#### WHAT IS ASKED:
Copy exactly the lines that run from the top of the listing to the line containing "import plotly.graph_objects as go", both ends included, and omit the pictures.
____
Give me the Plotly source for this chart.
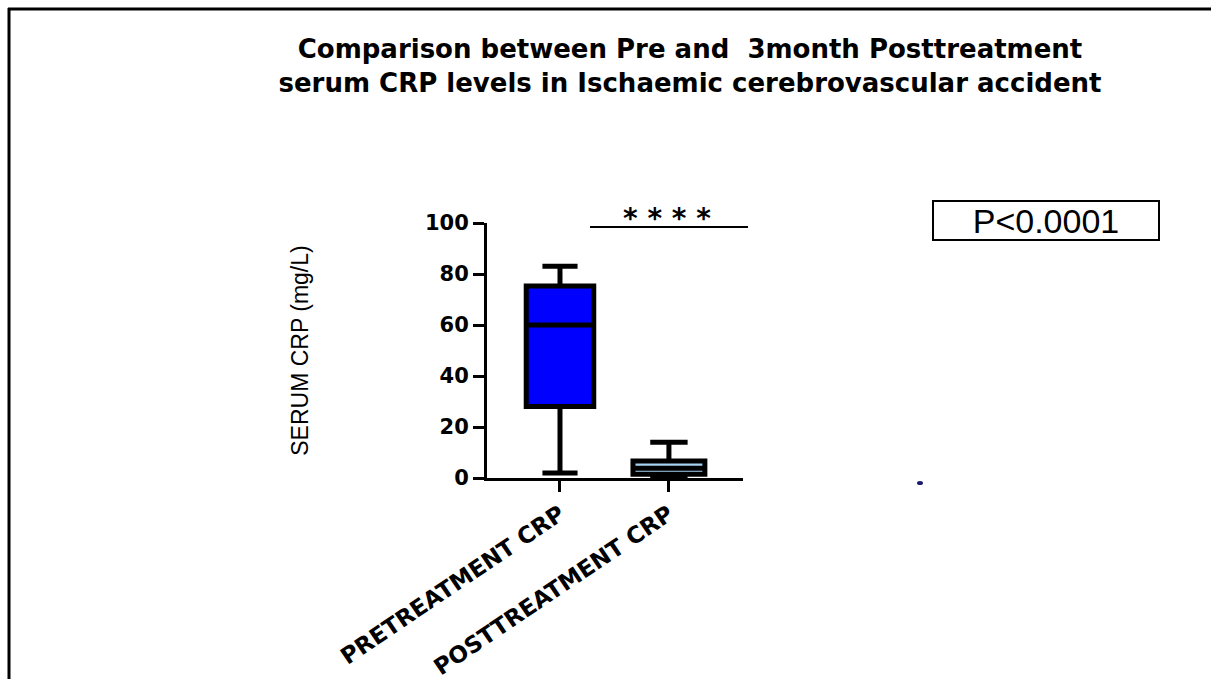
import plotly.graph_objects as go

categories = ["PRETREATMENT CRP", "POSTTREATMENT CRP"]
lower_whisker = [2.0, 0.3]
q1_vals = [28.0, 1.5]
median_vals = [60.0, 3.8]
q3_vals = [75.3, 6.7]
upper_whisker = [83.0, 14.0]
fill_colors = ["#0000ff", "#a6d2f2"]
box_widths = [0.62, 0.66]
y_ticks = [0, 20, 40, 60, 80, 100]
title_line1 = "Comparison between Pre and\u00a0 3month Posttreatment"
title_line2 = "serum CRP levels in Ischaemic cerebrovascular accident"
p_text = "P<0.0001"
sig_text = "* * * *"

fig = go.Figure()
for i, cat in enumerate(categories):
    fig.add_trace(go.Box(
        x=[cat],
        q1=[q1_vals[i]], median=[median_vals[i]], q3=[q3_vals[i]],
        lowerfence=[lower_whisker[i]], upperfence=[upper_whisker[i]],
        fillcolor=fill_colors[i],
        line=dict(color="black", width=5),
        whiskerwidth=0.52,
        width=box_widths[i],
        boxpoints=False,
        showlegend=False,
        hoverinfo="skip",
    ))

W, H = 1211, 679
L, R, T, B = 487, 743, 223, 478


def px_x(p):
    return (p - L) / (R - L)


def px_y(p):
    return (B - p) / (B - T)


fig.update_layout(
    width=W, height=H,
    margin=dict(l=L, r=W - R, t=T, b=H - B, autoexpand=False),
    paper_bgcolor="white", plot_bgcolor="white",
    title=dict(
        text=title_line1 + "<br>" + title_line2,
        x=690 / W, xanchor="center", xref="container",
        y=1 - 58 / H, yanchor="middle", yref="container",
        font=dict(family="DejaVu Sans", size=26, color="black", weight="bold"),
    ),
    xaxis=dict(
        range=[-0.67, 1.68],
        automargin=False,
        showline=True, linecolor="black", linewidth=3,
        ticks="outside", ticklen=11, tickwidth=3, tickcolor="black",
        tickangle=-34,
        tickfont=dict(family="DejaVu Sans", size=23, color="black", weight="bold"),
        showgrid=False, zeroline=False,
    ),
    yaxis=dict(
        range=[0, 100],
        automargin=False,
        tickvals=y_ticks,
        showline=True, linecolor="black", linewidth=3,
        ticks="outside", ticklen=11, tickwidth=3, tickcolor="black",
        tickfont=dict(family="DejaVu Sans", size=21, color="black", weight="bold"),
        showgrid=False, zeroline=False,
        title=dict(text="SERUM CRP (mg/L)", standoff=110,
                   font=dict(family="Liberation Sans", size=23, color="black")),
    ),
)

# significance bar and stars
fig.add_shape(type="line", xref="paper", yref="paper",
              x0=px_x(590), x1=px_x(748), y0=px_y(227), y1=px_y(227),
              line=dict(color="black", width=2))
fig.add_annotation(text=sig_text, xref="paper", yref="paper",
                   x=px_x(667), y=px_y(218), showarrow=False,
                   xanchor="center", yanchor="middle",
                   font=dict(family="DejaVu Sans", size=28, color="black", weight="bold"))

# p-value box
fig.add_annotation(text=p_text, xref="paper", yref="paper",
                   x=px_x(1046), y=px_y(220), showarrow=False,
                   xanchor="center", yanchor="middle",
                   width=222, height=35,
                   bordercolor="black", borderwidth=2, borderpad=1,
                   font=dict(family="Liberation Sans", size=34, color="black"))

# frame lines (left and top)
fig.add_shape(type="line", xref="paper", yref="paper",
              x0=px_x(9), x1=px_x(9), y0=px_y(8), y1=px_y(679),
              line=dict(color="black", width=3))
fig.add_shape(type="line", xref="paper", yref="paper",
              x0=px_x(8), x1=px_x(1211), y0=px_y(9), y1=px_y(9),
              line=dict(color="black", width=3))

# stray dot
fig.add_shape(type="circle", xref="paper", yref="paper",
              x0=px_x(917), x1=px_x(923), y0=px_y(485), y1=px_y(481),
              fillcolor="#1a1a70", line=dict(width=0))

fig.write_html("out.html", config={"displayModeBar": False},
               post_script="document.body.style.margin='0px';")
____
#### RESULT:
Give me the Plotly source for this chart.
import plotly.graph_objects as go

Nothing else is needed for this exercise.